Physical and mental toughness were what led Vallee to a state title his senior year at Cony High School and they’ve served him well in college. He’s currently 17-1 and the top-ranked Division III wrestler in New England in the 197-pound weight class.

“He’s extremely strong,” Bridgewater State coach Jason York said. “His strength is his strength. Also his mentality. That’s what separates him from the rest of the kids in New England.”

Vallee struggled at times his freshman year at Bridgewater, competing in the 184-pound division. He finished at 10-9 while learning on the job.

He came into this season hoping he wouldn’t have to get down to 184 pounds for two reasons: His walking around weight is 215 pounds and the Bears already have an accomplished wrestler at 197.

“I came in hoping I wouldn’t have to cut to 184,” Vallee said. “Now it’s more winning the New England tournament and going on to the national championships.”

The New England championships will be held Feb. 25 at Wesleyan University in Middletown, Conn. Vallee expects plenty of competition from No. 2 ranked Phil Ernst of Roger Williams University and Travis Spencer of the University of Southern Maine. He’s also pushed every day in practice and weekly wrestle-offs from senior teammate Andrew Frazer. Frazer will likely be on the mat this weekend since Vallee is still suffering from the effects of a concussion he sustained last week in practice.

“He’ll be back in action Wednesday (vs. Roger Williams),” York said.

Vallee’s lone loss this season came against Jared Myhrberg of Cortland State when he was pinned in the first period.

“Each match you take something different from it,” Vallee said.

York, a former state champ at Bonny Eagle High School, said Vallee is a quick learner. And although his mental and physical toughness carry him through many of his matches, he’s improved in technique as well.

“He always listens, always wants to learn more,” York said. “He’s a great kid to coach.”

York said Vallee does a good job of staying on his feet and putting opponents on their backs. On those rare occasions Vallee finds himself on the mat, he doesn’t stay there long.

“People can’t hold him down this year like they did last year,” York said. Experience rather than technique is Vallee’s next step in his progress, York said.

“He’s right there,” York said. “He’s knocking on the door. You don‘t need to be a great technician. The things he does well he does well. It’s basically just little things.”

Vallee compiled an impressive record at Cony, setting a school record for wins with 177 and pins with 113. He also was a standout football and baseball player and played lacrosse his senior year. Through it all, he worked to improve his strength and fitness and continues to do so.

“During the offseason I run and lift twice a day,” he said. Vallee said the experience he gained last season showed him he could “hang with the college guys.”

He also learned another valuable lesson last month when he was confronted by five men while just off campus in Bridgewater.

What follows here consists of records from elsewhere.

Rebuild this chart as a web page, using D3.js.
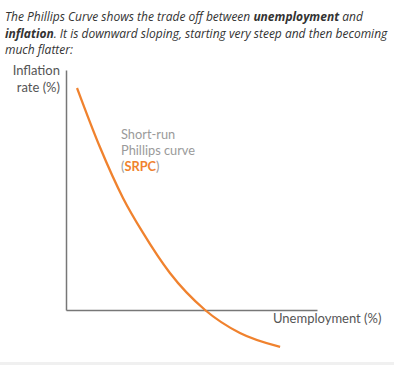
<!DOCTYPE html>
<html><head><meta charset="utf-8">
<script src="https://cdn.jsdelivr.net/npm/d3@7"></script>
<style>body{margin:0;background:#fff;}svg{display:block;}</style>
</head><body>
<script>
const titleLines = [
  [["The Phillips Curve shows the trade off between ", false], ["unemployment", true], [" and", false]],
  [["inflation", true], [". It is downward sloping, starting very steep and then becoming", false]],
  [["much flatter:", false]]
];
const yLabel = ["Inflation", "rate (%)"];
const xLabel = "Unemployment (%)";
const curveLabel = ["Short-run", "Phillips curve"];
const curveTag = "SRPC";
const unemployment = [0.44, 1.35, 2.27, 3.07, 4.14, 5.54, 6.93, 8.53];
const inflation = [9.25, 6.79, 4.67, 3.21, 1.54, 0, -0.96, -1.54];

const W = 394, H = 365;
const svg = d3.select("body").append("svg").attr("width", W).attr("height", H);
const x = d3.scaleLinear().domain([0, 10]).range([66, 317]);
const y = d3.scaleLinear().domain([0, 10]).range([310, 70]);

const t = svg.append("text").attr("font-family", "Open Sans").attr("font-style", "italic")
  .attr("font-size", 12).attr("fill", "#333");
titleLines.forEach((ln, i) => {
  const tl = t.append("tspan").attr("x", 5).attr("y", 21 + i * 16.5);
  ln.forEach(([s, b]) => {
    const ts = tl.append("tspan").text(s);
    if (b) ts.attr("font-weight", "bold");
  });
});

svg.append("rect").attr("x", 0).attr("y", 362).attr("width", W).attr("height", 3).attr("fill", "#f0f0f0");

const g = svg.append("g");
g.append("g").attr("transform", `translate(0,${y(0)})`)
  .call(d3.axisBottom(x).ticks(0).tickSize(0).tickSizeOuter(0))
  .call(s => s.select(".domain").attr("stroke", "#777").attr("stroke-width", 1.5));
g.append("g").attr("transform", `translate(${x(0)},0)`)
  .call(d3.axisLeft(y).ticks(0).tickSize(0).tickSizeOuter(0))
  .call(s => s.select(".domain").attr("stroke", "#777").attr("stroke-width", 1.5));

const pts = unemployment.map((u, i) => [u, inflation[i]]);
g.append("path").datum(pts)
  .attr("d", d3.line().x(d => x(d[0])).y(d => y(d[1])).curve(d3.curveMonotoneX))
  .attr("fill", "none").attr("stroke", "#f0822e").attr("stroke-width", 2.3).attr("stroke-linecap", "butt");

const lf = "Lato";
svg.append("text").attr("font-family", lf).attr("font-size", 13).attr("fill", "#555")
  .attr("text-anchor", "end")
  .selectAll("tspan").data(yLabel).join("tspan")
  .attr("x", 60).attr("y", (d, i) => 75 + i * 17).text(d => d);

svg.append("text").attr("font-family", lf).attr("font-size", 13).attr("fill", "#555")
  .attr("x", 273).attr("y", 323).text(xLabel);

const cl = svg.append("text").attr("font-family", lf).attr("font-size", 12.8).attr("fill", "#9a9a9a");
curveLabel.forEach((s, i) => cl.append("tspan").attr("x", 121).attr("y", 139 + i * 16).text(s));
const last = cl.append("tspan").attr("x", 121).attr("y", 171);
last.append("tspan").text("(");
last.append("tspan").attr("fill", "#f0822e").attr("font-weight", "bold").text(curveTag);
last.append("tspan").text(")");
</script>
</body></html>
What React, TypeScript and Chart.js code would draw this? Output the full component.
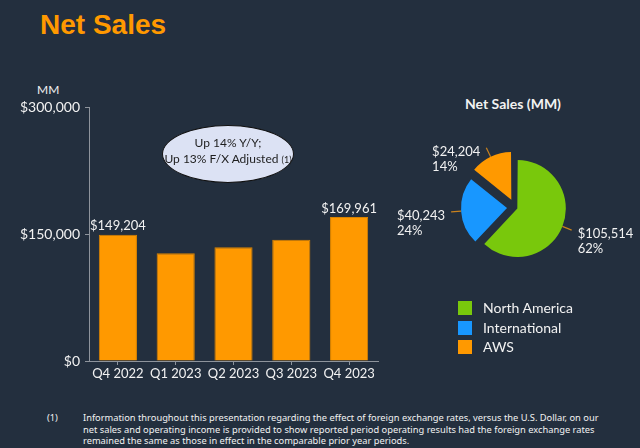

“There were words said,” Vallee said. “I said something back.”

A fight ensued and Vallee sustained a superficial knife wound to his chest. No one has been charged in the incident so far.

“I was actually lucky to walk away,” Vallee said. Added York: “Next time walk away, it’s not worth it.”

The confrontation aside, Vallee has enjoyed his time at school. “I love Bridgewater, “ he said. “I love all the guys on my team, it’s really close-knit.”

Vallee has also thrived in the classroom, achieving a 3.7 GPA last semester. An exercise science major, he plans to attend chiropractic school after graduation.